■ TO BE DONE
From the entries below, gather each line containing the word "chart".

■ ROWS

::::::::::

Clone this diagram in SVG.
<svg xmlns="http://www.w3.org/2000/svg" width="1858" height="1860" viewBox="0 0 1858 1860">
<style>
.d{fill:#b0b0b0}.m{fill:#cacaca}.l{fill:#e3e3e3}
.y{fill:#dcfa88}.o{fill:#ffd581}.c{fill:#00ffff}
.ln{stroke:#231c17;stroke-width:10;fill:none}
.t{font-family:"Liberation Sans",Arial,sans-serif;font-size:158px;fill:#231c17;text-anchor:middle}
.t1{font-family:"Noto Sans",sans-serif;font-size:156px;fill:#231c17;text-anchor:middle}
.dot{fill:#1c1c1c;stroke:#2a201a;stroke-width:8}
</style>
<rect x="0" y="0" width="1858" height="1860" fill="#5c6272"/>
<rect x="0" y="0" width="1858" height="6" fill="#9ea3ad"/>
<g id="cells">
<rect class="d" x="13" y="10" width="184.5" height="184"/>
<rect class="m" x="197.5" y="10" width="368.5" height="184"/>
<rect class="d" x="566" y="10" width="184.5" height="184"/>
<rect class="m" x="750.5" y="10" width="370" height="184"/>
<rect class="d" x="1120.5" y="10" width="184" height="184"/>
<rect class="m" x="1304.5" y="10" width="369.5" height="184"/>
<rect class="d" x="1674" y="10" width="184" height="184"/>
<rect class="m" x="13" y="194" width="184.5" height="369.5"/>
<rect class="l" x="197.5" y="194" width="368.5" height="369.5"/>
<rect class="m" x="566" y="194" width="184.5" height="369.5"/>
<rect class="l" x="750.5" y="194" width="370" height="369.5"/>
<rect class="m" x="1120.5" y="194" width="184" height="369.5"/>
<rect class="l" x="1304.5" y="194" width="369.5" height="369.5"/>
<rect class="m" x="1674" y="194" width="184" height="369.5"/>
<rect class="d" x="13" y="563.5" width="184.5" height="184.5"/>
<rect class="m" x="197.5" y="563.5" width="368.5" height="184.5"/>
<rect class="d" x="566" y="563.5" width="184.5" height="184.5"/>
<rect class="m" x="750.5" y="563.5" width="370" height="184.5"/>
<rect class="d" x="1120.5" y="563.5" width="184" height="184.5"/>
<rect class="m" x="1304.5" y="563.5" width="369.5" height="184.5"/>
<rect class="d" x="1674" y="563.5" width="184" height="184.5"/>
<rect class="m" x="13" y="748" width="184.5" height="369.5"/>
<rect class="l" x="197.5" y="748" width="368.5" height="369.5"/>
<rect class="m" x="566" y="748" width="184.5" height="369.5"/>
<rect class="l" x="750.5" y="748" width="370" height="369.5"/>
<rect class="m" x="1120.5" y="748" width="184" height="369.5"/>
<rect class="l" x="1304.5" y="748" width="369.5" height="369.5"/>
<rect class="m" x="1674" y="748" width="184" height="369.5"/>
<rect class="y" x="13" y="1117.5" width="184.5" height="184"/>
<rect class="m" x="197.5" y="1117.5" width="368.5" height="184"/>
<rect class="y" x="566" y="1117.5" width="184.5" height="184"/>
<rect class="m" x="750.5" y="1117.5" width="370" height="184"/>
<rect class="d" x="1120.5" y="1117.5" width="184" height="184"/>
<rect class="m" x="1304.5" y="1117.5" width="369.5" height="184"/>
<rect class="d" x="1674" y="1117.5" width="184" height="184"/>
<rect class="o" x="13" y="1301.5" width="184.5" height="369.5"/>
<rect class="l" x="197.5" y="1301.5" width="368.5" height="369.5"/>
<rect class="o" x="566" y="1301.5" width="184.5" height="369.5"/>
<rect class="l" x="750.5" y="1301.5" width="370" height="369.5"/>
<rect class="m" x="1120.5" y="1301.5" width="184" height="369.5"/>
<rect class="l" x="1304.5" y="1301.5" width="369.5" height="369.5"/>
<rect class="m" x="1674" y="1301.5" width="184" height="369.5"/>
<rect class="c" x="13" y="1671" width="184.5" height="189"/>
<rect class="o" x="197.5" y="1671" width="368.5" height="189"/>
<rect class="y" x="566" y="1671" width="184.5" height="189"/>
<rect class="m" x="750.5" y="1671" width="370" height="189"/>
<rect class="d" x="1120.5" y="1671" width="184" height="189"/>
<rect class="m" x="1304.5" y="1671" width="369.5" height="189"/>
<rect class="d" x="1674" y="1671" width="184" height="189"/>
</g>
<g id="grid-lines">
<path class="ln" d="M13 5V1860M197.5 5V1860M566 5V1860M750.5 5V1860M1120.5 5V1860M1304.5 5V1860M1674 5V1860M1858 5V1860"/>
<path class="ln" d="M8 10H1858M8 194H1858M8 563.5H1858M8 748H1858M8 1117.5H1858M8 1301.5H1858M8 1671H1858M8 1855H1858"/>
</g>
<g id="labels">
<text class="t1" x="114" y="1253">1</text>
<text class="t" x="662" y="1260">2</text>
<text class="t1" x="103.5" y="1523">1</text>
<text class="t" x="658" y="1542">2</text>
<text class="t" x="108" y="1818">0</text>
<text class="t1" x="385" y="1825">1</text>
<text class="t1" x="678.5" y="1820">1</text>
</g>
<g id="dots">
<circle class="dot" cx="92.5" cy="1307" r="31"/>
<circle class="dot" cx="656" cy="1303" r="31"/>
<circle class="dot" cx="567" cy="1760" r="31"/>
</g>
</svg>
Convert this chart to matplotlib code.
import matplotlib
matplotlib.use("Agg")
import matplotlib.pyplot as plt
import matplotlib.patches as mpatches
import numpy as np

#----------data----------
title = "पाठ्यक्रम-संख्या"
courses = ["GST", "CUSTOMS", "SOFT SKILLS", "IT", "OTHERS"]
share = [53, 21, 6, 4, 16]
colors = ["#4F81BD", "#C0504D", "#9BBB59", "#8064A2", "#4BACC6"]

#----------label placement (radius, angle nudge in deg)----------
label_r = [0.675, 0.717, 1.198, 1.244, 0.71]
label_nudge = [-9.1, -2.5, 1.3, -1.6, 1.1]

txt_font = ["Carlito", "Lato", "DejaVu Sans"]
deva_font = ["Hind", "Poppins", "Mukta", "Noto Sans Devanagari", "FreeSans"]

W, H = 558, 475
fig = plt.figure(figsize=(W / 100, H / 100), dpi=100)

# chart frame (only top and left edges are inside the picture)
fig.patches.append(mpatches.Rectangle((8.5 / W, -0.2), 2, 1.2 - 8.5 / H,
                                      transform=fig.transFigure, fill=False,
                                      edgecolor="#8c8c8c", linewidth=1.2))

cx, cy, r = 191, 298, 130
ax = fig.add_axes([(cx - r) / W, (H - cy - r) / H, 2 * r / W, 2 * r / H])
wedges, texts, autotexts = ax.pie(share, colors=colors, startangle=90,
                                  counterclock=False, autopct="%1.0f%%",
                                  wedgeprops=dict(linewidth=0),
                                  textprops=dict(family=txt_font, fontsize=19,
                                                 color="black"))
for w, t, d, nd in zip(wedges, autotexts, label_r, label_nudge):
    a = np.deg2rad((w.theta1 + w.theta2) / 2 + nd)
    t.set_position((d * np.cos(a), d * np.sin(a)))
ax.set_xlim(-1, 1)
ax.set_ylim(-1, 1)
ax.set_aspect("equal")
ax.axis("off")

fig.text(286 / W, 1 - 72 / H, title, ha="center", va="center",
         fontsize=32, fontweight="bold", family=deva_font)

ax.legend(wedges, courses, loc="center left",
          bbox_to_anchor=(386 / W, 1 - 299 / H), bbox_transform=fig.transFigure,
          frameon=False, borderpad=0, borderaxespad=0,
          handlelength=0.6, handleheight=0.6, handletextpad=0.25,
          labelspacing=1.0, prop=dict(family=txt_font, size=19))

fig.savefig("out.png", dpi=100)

::::::::::

■ WRITTEN SOLUTION
Convert this chart to matplotlib code.
# chart frame (only top and left edges are inside the picture)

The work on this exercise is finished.